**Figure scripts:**

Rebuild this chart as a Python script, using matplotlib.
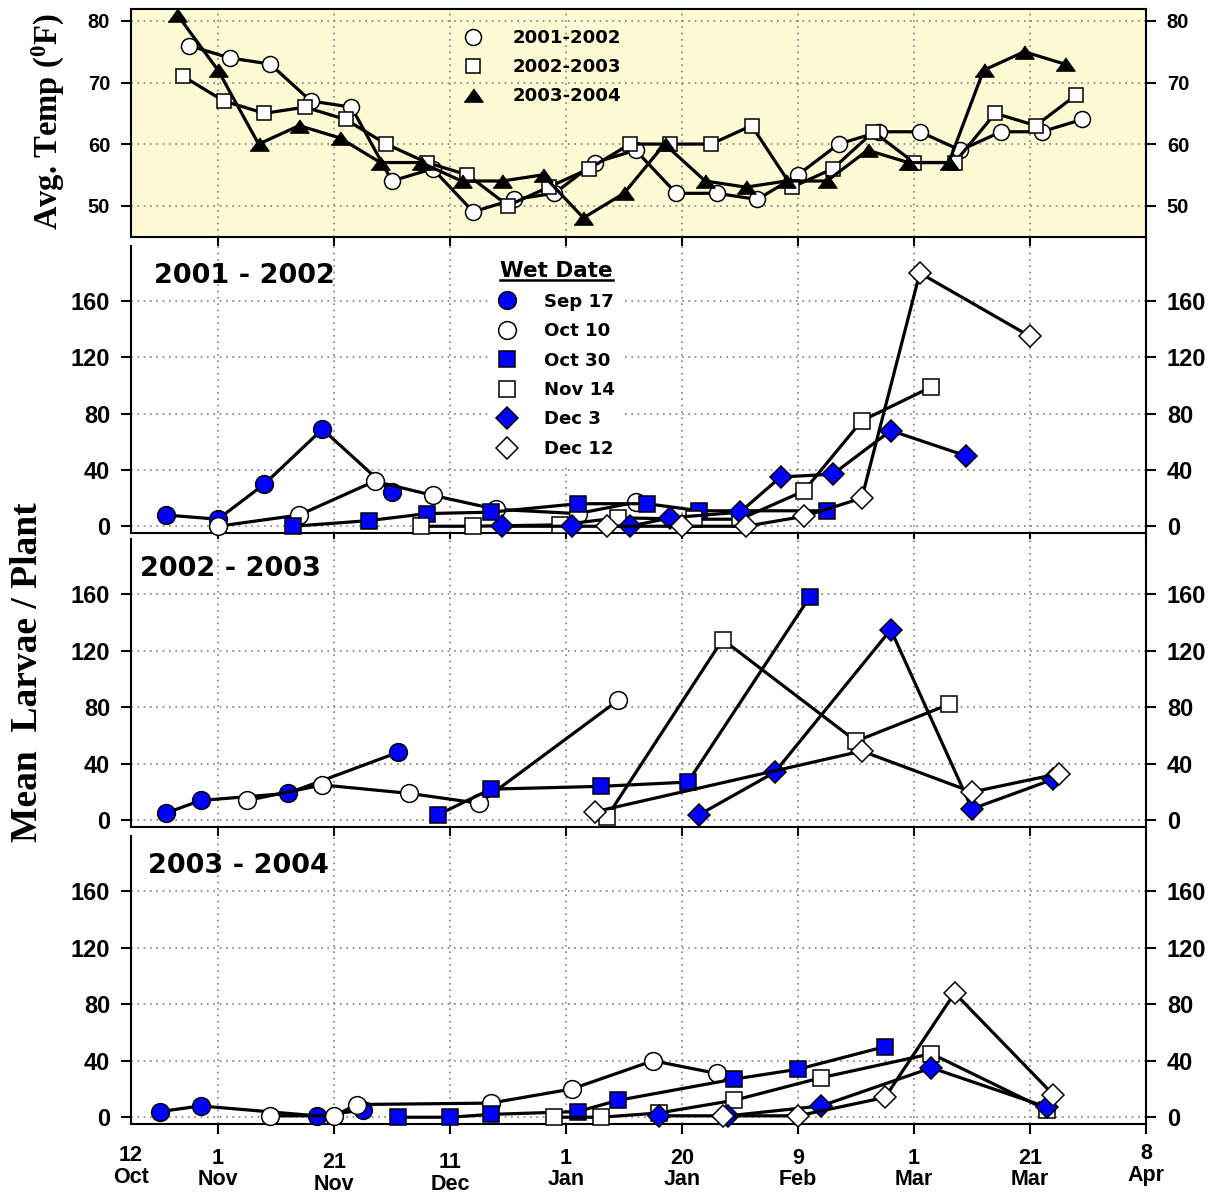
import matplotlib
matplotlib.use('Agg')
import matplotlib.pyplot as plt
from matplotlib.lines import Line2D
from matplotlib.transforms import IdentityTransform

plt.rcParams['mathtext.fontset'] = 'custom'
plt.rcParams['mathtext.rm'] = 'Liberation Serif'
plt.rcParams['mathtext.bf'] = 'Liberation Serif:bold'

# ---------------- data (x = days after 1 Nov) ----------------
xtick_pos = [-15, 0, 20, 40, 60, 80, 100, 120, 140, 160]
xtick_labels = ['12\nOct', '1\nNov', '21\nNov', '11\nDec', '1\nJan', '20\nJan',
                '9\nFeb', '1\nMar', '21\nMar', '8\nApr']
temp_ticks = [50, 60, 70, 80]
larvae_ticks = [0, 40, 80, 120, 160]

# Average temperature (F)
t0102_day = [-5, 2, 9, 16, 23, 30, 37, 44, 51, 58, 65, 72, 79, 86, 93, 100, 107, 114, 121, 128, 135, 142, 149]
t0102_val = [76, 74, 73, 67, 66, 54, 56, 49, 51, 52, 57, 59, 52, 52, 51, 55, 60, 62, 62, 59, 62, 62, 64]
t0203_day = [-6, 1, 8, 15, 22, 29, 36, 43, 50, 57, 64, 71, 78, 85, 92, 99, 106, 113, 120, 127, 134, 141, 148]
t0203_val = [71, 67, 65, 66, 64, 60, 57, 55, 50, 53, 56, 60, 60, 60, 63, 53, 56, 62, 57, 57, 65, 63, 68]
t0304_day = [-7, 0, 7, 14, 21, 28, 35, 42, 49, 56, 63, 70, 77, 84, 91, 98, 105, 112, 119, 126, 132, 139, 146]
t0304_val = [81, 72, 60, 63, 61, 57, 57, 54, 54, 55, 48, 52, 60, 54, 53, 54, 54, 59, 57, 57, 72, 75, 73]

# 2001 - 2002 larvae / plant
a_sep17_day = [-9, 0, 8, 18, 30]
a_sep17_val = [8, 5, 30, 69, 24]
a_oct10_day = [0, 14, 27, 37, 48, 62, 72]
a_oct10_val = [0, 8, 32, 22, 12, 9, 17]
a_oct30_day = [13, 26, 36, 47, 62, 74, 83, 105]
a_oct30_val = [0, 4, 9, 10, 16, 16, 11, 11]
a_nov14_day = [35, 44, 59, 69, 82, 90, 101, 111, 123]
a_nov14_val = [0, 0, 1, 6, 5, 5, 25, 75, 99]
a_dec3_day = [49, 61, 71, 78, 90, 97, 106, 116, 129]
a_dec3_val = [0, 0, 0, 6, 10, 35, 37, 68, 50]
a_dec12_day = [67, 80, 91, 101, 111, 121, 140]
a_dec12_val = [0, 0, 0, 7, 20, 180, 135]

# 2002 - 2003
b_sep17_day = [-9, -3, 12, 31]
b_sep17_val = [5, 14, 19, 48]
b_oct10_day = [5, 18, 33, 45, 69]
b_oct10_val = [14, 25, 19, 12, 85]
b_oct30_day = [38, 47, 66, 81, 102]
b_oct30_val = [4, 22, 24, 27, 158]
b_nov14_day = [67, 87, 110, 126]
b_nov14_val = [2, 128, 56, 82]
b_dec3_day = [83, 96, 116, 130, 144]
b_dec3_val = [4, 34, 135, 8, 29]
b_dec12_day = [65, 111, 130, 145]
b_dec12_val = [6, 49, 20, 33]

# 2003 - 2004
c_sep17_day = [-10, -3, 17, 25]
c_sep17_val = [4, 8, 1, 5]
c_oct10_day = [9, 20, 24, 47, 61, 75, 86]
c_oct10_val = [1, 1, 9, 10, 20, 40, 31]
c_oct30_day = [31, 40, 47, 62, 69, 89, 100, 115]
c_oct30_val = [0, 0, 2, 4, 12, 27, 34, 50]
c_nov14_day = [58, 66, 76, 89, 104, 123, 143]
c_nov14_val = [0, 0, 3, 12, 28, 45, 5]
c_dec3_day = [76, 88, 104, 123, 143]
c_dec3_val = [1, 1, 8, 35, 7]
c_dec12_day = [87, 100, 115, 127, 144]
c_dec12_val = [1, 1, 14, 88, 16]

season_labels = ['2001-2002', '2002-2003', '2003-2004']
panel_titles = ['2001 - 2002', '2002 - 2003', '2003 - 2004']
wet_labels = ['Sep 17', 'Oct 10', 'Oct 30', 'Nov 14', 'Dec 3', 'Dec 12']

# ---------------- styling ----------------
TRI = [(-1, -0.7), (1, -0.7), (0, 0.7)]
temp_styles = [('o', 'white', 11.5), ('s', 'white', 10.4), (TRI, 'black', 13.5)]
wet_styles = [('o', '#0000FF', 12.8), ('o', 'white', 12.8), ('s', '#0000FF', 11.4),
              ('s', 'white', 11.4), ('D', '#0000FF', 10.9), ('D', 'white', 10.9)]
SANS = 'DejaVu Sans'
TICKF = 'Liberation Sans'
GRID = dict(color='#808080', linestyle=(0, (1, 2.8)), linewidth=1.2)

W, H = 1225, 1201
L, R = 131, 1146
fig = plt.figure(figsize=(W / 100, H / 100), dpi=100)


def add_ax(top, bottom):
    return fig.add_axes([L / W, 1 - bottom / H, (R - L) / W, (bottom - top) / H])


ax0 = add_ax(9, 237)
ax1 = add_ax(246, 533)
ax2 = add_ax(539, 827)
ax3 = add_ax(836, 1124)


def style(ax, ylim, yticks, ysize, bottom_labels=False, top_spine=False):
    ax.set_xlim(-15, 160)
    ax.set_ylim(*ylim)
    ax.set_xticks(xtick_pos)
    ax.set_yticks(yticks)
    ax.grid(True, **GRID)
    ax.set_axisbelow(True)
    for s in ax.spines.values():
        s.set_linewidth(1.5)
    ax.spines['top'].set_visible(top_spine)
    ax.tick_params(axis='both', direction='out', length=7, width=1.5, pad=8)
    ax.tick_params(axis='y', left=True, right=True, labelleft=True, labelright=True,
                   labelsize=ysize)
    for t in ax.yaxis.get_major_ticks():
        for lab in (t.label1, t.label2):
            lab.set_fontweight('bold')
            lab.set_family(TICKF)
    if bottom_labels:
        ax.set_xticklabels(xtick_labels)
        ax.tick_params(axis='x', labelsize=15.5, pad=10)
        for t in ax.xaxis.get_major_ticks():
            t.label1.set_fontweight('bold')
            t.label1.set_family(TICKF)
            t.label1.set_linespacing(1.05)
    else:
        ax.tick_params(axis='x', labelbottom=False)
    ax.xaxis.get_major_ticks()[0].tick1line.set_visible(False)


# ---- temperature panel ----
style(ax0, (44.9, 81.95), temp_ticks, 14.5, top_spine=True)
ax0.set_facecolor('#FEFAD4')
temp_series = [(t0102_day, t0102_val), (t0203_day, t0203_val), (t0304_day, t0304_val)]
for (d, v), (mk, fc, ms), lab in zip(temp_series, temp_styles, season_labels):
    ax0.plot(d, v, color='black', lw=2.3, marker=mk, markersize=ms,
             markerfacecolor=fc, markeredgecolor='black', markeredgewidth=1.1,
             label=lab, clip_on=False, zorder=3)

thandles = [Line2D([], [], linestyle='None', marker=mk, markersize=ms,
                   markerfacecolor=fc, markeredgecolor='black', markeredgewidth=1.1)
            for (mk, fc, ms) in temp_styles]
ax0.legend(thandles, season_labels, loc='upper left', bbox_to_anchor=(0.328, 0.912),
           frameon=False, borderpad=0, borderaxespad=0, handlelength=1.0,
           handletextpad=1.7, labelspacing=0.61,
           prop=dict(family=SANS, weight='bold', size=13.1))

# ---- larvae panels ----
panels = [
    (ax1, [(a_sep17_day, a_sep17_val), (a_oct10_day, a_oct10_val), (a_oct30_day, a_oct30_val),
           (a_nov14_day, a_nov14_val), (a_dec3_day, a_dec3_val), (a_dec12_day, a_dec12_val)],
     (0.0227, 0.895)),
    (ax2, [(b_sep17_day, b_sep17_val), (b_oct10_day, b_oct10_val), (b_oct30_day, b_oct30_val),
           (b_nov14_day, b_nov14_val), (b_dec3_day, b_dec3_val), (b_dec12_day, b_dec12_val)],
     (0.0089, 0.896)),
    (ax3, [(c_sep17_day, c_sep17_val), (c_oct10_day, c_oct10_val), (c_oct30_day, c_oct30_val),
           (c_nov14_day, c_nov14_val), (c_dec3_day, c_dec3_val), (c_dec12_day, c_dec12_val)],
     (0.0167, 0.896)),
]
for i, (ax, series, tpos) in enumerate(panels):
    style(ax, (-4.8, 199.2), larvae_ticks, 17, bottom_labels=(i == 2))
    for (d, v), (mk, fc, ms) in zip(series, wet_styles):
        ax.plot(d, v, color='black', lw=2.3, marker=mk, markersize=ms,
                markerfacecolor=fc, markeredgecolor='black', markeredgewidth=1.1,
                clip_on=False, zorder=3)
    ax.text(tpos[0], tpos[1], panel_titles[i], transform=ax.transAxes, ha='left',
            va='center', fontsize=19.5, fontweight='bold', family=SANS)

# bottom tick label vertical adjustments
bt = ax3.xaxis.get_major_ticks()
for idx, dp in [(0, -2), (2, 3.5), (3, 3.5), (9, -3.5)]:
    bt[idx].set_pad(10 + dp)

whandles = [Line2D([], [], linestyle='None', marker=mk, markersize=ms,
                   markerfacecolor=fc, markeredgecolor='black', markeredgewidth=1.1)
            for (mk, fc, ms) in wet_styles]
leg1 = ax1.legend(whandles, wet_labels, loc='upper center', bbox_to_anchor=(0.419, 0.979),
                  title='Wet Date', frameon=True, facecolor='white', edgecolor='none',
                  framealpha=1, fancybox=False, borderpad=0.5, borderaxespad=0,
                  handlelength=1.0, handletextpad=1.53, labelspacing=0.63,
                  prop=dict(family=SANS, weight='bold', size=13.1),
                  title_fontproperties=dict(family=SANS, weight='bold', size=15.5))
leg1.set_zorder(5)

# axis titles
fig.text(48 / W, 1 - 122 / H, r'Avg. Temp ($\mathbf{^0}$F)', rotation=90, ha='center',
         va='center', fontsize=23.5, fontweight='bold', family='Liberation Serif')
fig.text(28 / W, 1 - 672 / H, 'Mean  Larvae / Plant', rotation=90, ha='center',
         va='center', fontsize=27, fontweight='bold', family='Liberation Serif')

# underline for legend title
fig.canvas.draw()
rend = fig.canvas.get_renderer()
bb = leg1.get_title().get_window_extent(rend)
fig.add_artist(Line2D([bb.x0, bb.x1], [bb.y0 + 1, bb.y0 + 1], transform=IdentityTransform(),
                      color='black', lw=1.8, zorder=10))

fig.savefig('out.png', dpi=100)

* * *

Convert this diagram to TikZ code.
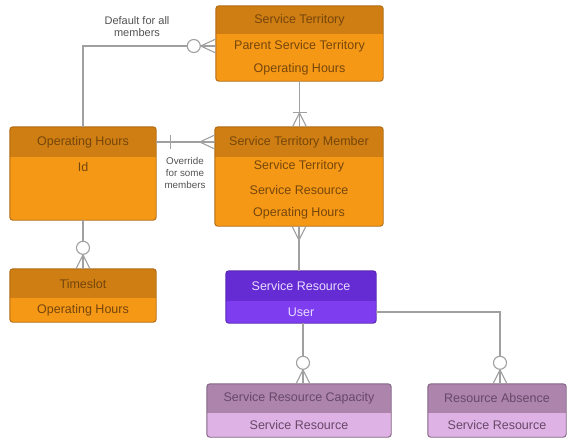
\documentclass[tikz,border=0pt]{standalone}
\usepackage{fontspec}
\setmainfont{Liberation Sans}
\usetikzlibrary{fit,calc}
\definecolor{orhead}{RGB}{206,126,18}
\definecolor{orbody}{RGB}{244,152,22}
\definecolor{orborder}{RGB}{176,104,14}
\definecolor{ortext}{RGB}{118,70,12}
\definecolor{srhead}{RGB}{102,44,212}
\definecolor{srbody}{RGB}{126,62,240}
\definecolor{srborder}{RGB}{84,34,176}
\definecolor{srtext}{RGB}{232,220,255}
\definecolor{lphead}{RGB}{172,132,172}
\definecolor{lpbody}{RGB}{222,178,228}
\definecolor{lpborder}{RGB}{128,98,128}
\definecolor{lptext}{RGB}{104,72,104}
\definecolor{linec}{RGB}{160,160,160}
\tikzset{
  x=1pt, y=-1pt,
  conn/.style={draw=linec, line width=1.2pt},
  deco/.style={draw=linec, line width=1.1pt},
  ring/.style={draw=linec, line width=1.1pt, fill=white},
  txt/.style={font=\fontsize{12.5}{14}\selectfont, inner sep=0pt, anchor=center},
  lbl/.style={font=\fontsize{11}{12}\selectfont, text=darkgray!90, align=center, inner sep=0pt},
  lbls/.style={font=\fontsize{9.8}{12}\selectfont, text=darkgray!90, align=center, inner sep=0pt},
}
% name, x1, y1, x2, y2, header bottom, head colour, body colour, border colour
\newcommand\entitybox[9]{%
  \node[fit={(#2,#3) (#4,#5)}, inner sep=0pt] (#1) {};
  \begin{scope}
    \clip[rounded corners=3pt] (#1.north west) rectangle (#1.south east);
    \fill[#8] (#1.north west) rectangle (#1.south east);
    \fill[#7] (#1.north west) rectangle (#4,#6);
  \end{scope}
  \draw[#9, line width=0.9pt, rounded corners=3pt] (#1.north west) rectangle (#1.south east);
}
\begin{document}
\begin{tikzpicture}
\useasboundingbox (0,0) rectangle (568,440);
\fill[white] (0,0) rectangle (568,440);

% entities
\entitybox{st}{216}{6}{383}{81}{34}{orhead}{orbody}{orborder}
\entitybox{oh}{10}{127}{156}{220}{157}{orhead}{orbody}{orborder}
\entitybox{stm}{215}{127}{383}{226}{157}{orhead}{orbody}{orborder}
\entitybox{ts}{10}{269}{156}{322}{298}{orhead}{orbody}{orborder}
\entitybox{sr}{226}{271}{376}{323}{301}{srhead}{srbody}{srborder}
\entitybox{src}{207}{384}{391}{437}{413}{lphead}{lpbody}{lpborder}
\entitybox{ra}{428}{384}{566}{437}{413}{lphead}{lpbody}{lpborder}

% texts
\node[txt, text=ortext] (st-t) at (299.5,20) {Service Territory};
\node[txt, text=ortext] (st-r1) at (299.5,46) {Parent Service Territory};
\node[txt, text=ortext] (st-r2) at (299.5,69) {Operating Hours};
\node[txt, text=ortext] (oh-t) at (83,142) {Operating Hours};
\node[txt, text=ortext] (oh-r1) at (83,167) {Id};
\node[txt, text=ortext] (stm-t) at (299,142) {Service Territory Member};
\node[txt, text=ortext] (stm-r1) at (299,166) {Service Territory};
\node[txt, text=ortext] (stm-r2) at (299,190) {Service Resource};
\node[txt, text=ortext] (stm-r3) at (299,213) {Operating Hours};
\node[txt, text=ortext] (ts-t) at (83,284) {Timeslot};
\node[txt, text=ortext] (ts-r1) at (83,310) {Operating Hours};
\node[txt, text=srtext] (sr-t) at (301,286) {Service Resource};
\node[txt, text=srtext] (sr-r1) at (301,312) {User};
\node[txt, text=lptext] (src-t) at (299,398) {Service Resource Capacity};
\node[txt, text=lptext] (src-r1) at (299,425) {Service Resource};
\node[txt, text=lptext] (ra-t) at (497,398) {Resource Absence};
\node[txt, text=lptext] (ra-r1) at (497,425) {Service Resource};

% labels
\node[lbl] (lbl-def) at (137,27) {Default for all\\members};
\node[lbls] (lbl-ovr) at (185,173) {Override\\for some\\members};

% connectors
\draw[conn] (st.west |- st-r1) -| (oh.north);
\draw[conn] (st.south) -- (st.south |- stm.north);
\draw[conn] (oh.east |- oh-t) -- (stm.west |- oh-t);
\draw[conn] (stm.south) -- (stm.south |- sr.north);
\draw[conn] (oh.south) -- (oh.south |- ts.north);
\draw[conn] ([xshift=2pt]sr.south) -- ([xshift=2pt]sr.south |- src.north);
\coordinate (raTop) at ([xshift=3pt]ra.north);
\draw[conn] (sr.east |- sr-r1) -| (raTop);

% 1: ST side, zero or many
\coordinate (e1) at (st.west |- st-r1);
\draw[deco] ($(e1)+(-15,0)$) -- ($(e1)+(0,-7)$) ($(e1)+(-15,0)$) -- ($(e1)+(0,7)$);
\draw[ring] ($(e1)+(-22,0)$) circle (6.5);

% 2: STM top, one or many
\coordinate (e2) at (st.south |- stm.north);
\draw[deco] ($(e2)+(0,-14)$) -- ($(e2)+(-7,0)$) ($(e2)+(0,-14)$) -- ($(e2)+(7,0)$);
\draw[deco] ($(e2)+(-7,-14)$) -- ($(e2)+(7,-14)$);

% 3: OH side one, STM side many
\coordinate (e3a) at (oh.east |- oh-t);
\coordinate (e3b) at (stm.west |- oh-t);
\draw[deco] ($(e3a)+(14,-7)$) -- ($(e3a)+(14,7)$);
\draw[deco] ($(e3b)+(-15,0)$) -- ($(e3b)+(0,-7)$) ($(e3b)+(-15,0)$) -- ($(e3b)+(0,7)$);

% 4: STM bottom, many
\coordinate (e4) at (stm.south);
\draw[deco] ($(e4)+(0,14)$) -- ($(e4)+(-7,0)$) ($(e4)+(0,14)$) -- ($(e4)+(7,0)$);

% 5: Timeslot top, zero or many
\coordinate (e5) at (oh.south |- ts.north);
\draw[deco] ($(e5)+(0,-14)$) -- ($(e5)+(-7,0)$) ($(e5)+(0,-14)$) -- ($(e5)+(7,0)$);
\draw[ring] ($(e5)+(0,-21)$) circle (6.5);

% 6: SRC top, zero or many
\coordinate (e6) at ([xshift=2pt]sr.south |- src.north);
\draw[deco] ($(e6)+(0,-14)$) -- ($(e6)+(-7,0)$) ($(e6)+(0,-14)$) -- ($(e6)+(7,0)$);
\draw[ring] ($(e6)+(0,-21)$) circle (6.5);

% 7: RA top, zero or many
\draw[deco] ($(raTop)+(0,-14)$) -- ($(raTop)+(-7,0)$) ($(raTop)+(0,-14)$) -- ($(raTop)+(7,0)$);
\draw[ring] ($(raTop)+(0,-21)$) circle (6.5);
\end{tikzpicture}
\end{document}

**Exercise prompt:** Repeat the lines above exactly, beginning with the one containing "Rebuild this chart" and finishing with the one containing "plt.rcParams['mathtext.bf'] = 'Liberation". No pictures belong in the copy.

**Task output:**
Rebuild this chart as a Python script, using matplotlib.
import matplotlib
matplotlib.use('Agg')
import matplotlib.pyplot as plt
from matplotlib.lines import Line2D
from matplotlib.transforms import IdentityTransform

plt.rcParams['mathtext.fontset'] = 'custom'
plt.rcParams['mathtext.rm'] = 'Liberation Serif'
plt.rcParams['mathtext.bf'] = 'Liberation Serif:bold'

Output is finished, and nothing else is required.